*WHAT IS EXPECTED*
Pull out every line of the listing below where "that" appears.

Data listing:
## BEGIN

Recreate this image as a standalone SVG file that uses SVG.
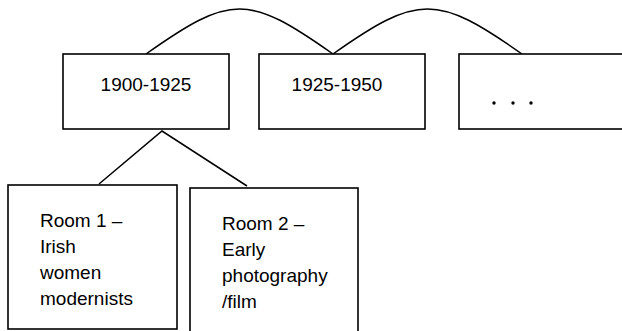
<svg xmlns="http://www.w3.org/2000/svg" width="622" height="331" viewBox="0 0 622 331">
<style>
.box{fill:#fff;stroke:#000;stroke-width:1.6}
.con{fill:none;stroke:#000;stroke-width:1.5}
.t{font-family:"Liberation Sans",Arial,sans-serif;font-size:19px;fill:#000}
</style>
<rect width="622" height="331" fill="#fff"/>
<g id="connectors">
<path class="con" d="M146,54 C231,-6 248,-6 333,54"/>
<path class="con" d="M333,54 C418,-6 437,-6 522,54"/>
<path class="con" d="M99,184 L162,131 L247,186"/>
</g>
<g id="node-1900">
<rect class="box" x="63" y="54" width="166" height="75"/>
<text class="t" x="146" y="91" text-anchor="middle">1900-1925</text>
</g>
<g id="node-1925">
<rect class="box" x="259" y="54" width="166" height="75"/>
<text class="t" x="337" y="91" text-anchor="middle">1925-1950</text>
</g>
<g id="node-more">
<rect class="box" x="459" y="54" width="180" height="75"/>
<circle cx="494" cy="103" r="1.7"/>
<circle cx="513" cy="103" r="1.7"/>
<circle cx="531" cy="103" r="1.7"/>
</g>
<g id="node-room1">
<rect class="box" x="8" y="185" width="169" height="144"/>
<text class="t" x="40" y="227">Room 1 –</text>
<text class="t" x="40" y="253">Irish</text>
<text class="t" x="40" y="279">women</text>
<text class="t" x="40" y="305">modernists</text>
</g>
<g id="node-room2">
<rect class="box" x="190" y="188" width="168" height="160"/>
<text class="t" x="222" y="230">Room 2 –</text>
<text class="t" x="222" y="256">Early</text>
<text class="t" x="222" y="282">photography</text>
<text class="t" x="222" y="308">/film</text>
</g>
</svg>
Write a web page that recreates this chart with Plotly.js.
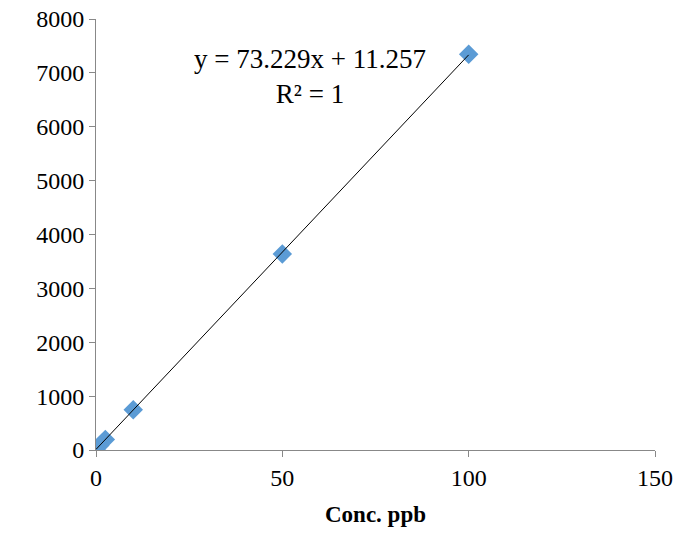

## END

*ANSWER TO THIS PROBLEM*
Recreate this image as a standalone SVG file that uses SVG.
Write a web page that recreates this chart with Plotly.js.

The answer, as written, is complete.